> _Available data_
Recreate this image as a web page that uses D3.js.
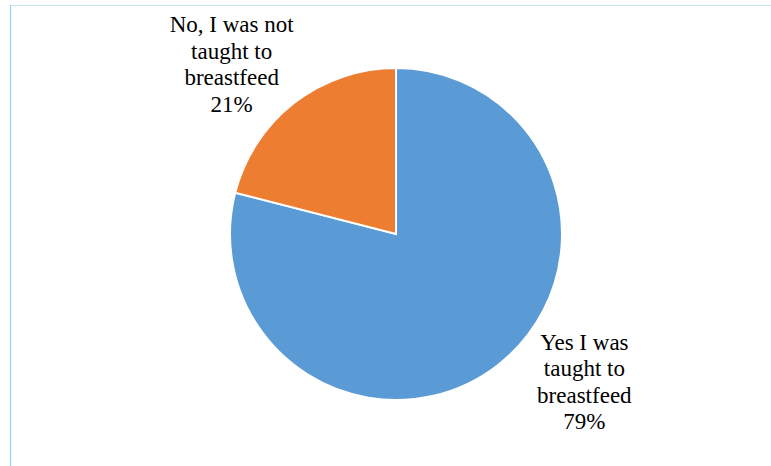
<!DOCTYPE html>
<html>
<head>
<meta charset="utf-8">
<script src="https://cdn.jsdelivr.net/npm/d3@7"></script>
</head>
<body style="margin:0; background:#ffffff">
<svg id="chart" width="771" height="466" style="display:block"></svg>
<script>
// Survey answers
const categories = ["Yes I was taught to breastfeed", "No, I was not taught to breastfeed"];
const labelLines = [["Yes I was", "taught to", "breastfeed"], ["No, I was not", "taught to", "breastfeed"]];
const values = [79, 21];
const colors = ["#5b9bd5", "#ed7d31"];

const W = 771, H = 466;
const cx = 396, cy = 234, radius = 166;
const fontSize = 23, lineHeight = 26.5;

const svg = d3.select("#chart");

// frame lines
svg.append("line").attr("x1", 10).attr("x2", W).attr("y1", 5.5).attr("y2", 5.5)
  .attr("stroke", "#c6e4ee").attr("stroke-width", 1.2);
svg.append("line").attr("x1", 10.5).attr("x2", 10.5).attr("y1", 5).attr("y2", H)
  .attr("stroke", "#96d4e7").attr("stroke-width", 1.2);

const data = categories.map((c, i) => ({ name: c, value: values[i], lines: labelLines[i], color: colors[i] }));

const pie = d3.pie().value(d => d.value).sort(null);
const arcs = pie(data);
const arc = d3.arc().innerRadius(0).outerRadius(radius);

const g = svg.append("g").attr("transform", `translate(${cx},${cy})`);

g.selectAll("path")
  .data(arcs)
  .join("path")
  .attr("d", arc)
  .attr("fill", d => d.data.color)
  .attr("stroke", "#ffffff")
  .attr("stroke-width", 2)
  .attr("stroke-linejoin", "miter");

// outside-end labels, pushed out along each slice's mid angle
const labelOffsets = [
  { dx: 51, dy: -29 },   // Yes
  { dx: -27, dy: 8 }     // No
];
const labelArc = d3.arc().innerRadius(radius * 1.35).outerRadius(radius * 1.35);

arcs.forEach((d, i) => {
  const [x, y] = labelArc.centroid(d);
  const rows = d.data.lines.concat([d3.format(".0f")(d.data.value) + "%"]);
  const total = rows.length * lineHeight;
  const x0 = cx + x + labelOffsets[i].dx;
  const y0 = cy + y + labelOffsets[i].dy - total / 2;
  rows.forEach((r, k) => {
    svg.append("text")
      .attr("x", x0)
      .attr("y", y0 + (k + 1) * lineHeight - 6)
      .attr("text-anchor", "middle")
      .attr("font-size", fontSize)
      .attr("font-family", "Times New Roman")
      .attr("fill", "#000000")
      .text(r);
  });
});
</script>
</body>
</html>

> _Written exercise_
With the pictures left out, restate word for word every line of the data above, from the first down to the line that contains "const labelArc = d3.arc().innerRadius(radius".

> _Written answer_
Recreate this image as a web page that uses D3.js.
<!DOCTYPE html>
<html>
<head>
<meta charset="utf-8">
<script src="https://cdn.jsdelivr.net/npm/d3@7"></script>
</head>
<body style="margin:0; background:#ffffff">
<svg id="chart" width="771" height="466" style="display:block"></svg>
<script>
// Survey answers
const categories = ["Yes I was taught to breastfeed", "No, I was not taught to breastfeed"];
const labelLines = [["Yes I was", "taught to", "breastfeed"], ["No, I was not", "taught to", "breastfeed"]];
const values = [79, 21];
const colors = ["#5b9bd5", "#ed7d31"];

const W = 771, H = 466;
const cx = 396, cy = 234, radius = 166;
const fontSize = 23, lineHeight = 26.5;

const svg = d3.select("#chart");

// frame lines
svg.append("line").attr("x1", 10).attr("x2", W).attr("y1", 5.5).attr("y2", 5.5)
  .attr("stroke", "#c6e4ee").attr("stroke-width", 1.2);
svg.append("line").attr("x1", 10.5).attr("x2", 10.5).attr("y1", 5).attr("y2", H)
  .attr("stroke", "#96d4e7").attr("stroke-width", 1.2);

const data = categories.map((c, i) => ({ name: c, value: values[i], lines: labelLines[i], color: colors[i] }));

const pie = d3.pie().value(d => d.value).sort(null);
const arcs = pie(data);
const arc = d3.arc().innerRadius(0).outerRadius(radius);

const g = svg.append("g").attr("transform", `translate(${cx},${cy})`);

g.selectAll("path")
  .data(arcs)
  .join("path")
  .attr("d", arc)
  .attr("fill", d => d.data.color)
  .attr("stroke", "#ffffff")
  .attr("stroke-width", 2)
  .attr("stroke-linejoin", "miter");

// outside-end labels, pushed out along each slice's mid angle
const labelOffsets = [
  { dx: 51, dy: -29 },   // Yes
  { dx: -27, dy: 8 }     // No
];
const labelArc = d3.arc().innerRadius(radius * 1.35).outerRadius(radius * 1.35);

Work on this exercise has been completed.